**What to do**. Quote all lines below exactly. Images stay out.

--*--

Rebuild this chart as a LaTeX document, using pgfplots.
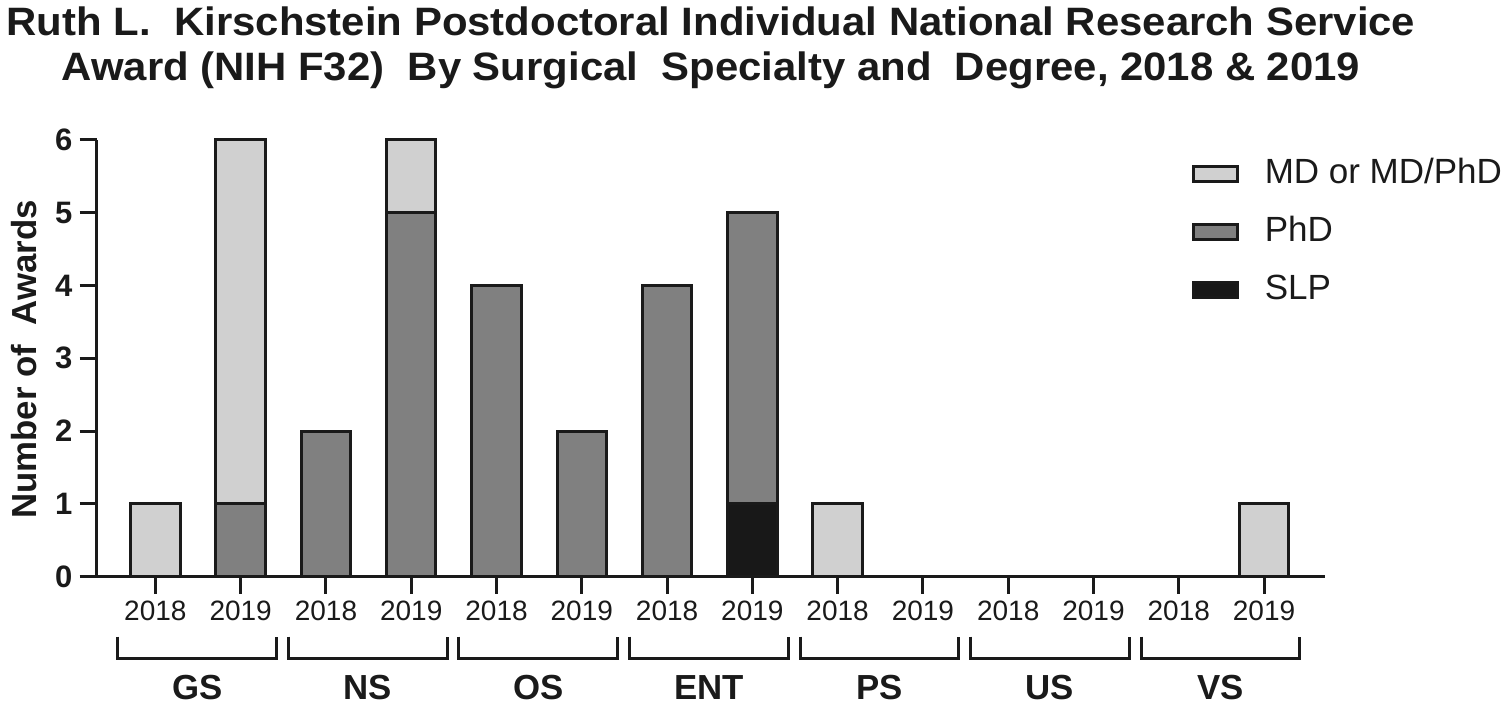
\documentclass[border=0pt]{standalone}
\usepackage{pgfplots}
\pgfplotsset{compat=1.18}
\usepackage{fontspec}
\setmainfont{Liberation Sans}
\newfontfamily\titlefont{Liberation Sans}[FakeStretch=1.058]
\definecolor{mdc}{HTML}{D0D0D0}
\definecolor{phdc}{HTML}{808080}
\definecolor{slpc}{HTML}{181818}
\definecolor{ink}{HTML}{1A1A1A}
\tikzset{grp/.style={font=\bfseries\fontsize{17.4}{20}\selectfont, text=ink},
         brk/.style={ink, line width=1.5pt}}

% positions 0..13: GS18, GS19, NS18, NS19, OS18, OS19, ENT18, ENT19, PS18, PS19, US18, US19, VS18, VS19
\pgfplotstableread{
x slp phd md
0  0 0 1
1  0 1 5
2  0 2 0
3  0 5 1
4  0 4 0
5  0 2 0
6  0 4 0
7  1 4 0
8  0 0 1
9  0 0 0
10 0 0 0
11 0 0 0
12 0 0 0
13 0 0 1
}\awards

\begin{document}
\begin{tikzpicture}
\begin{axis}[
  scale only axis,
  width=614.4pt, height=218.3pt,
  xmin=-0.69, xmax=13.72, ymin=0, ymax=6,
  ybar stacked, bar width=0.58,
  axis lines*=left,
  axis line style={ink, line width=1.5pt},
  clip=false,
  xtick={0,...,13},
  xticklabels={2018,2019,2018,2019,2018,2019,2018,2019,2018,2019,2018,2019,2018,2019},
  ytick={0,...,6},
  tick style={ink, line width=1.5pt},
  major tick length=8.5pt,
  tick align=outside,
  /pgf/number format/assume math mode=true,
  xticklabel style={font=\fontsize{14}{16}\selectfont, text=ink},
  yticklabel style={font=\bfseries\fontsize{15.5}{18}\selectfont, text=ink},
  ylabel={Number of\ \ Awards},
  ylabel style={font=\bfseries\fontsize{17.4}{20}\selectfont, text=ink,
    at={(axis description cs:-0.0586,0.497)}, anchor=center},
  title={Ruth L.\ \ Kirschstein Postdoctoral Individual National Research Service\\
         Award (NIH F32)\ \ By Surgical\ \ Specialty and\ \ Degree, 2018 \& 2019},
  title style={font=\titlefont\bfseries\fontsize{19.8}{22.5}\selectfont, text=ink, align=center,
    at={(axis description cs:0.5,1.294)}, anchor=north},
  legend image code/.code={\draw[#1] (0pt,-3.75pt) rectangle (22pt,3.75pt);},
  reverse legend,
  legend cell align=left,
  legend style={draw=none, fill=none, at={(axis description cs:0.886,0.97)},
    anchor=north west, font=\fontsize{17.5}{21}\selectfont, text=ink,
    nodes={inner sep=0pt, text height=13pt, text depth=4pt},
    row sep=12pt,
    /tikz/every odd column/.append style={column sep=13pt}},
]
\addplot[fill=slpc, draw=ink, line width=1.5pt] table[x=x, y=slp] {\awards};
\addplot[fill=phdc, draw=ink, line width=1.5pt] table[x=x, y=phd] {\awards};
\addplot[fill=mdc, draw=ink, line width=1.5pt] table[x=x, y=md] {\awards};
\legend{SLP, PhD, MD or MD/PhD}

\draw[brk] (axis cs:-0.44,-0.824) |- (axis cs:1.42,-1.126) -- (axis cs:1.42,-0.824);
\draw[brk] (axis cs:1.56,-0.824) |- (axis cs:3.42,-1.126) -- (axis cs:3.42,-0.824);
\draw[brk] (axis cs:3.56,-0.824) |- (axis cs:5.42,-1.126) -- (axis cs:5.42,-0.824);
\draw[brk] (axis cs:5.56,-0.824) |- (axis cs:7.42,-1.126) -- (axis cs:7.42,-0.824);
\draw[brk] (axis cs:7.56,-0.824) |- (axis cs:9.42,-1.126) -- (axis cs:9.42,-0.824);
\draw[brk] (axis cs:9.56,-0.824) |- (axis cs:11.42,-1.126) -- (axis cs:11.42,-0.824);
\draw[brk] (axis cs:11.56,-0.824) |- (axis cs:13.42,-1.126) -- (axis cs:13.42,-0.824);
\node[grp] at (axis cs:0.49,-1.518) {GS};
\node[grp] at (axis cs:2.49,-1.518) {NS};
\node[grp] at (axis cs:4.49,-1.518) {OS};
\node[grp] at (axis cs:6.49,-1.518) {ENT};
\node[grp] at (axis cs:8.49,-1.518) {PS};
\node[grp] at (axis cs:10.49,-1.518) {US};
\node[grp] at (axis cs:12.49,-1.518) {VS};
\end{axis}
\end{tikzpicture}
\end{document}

--*--

**Solution to the exercise**.
Rebuild this chart as a LaTeX document, using pgfplots.
\documentclass[border=0pt]{standalone}
\usepackage{pgfplots}
\pgfplotsset{compat=1.18}
\usepackage{fontspec}
\setmainfont{Liberation Sans}
\newfontfamily\titlefont{Liberation Sans}[FakeStretch=1.058]
\definecolor{mdc}{HTML}{D0D0D0}
\definecolor{phdc}{HTML}{808080}
\definecolor{slpc}{HTML}{181818}
\definecolor{ink}{HTML}{1A1A1A}
\tikzset{grp/.style={font=\bfseries\fontsize{17.4}{20}\selectfont, text=ink},
         brk/.style={ink, line width=1.5pt}}

% positions 0..13: GS18, GS19, NS18, NS19, OS18, OS19, ENT18, ENT19, PS18, PS19, US18, US19, VS18, VS19
\pgfplotstableread{
x slp phd md
0  0 0 1
1  0 1 5
2  0 2 0
3  0 5 1
4  0 4 0
5  0 2 0
6  0 4 0
7  1 4 0
8  0 0 1
9  0 0 0
10 0 0 0
11 0 0 0
12 0 0 0
13 0 0 1
}\awards

\begin{document}
\begin{tikzpicture}
\begin{axis}[
  scale only axis,
  width=614.4pt, height=218.3pt,
  xmin=-0.69, xmax=13.72, ymin=0, ymax=6,
  ybar stacked, bar width=0.58,
  axis lines*=left,
  axis line style={ink, line width=1.5pt},
  clip=false,
  xtick={0,...,13},
  xticklabels={2018,2019,2018,2019,2018,2019,2018,2019,2018,2019,2018,2019,2018,2019},
  ytick={0,...,6},
  tick style={ink, line width=1.5pt},
  major tick length=8.5pt,
  tick align=outside,
  /pgf/number format/assume math mode=true,
  xticklabel style={font=\fontsize{14}{16}\selectfont, text=ink},
  yticklabel style={font=\bfseries\fontsize{15.5}{18}\selectfont, text=ink},
  ylabel={Number of\ \ Awards},
  ylabel style={font=\bfseries\fontsize{17.4}{20}\selectfont, text=ink,
    at={(axis description cs:-0.0586,0.497)}, anchor=center},
  title={Ruth L.\ \ Kirschstein Postdoctoral Individual National Research Service\\
         Award (NIH F32)\ \ By Surgical\ \ Specialty and\ \ Degree, 2018 \& 2019},
  title style={font=\titlefont\bfseries\fontsize{19.8}{22.5}\selectfont, text=ink, align=center,
    at={(axis description cs:0.5,1.294)}, anchor=north},
  legend image code/.code={\draw[#1] (0pt,-3.75pt) rectangle (22pt,3.75pt);},
  reverse legend,
  legend cell align=left,
  legend style={draw=none, fill=none, at={(axis description cs:0.886,0.97)},
    anchor=north west, font=\fontsize{17.5}{21}\selectfont, text=ink,
    nodes={inner sep=0pt, text height=13pt, text depth=4pt},
    row sep=12pt,
    /tikz/every odd column/.append style={column sep=13pt}},
]
\addplot[fill=slpc, draw=ink, line width=1.5pt] table[x=x, y=slp] {\awards};
\addplot[fill=phdc, draw=ink, line width=1.5pt] table[x=x, y=phd] {\awards};
\addplot[fill=mdc, draw=ink, line width=1.5pt] table[x=x, y=md] {\awards};
\legend{SLP, PhD, MD or MD/PhD}

\draw[brk] (axis cs:-0.44,-0.824) |- (axis cs:1.42,-1.126) -- (axis cs:1.42,-0.824);
\draw[brk] (axis cs:1.56,-0.824) |- (axis cs:3.42,-1.126) -- (axis cs:3.42,-0.824);
\draw[brk] (axis cs:3.56,-0.824) |- (axis cs:5.42,-1.126) -- (axis cs:5.42,-0.824);
\draw[brk] (axis cs:5.56,-0.824) |- (axis cs:7.42,-1.126) -- (axis cs:7.42,-0.824);
\draw[brk] (axis cs:7.56,-0.824) |- (axis cs:9.42,-1.126) -- (axis cs:9.42,-0.824);
\draw[brk] (axis cs:9.56,-0.824) |- (axis cs:11.42,-1.126) -- (axis cs:11.42,-0.824);
\draw[brk] (axis cs:11.56,-0.824) |- (axis cs:13.42,-1.126) -- (axis cs:13.42,-0.824);
\node[grp] at (axis cs:0.49,-1.518) {GS};
\node[grp] at (axis cs:2.49,-1.518) {NS};
\node[grp] at (axis cs:4.49,-1.518) {OS};
\node[grp] at (axis cs:6.49,-1.518) {ENT};
\node[grp] at (axis cs:8.49,-1.518) {PS};
\node[grp] at (axis cs:10.49,-1.518) {US};
\node[grp] at (axis cs:12.49,-1.518) {VS};
\end{axis}
\end{tikzpicture}
\end{document}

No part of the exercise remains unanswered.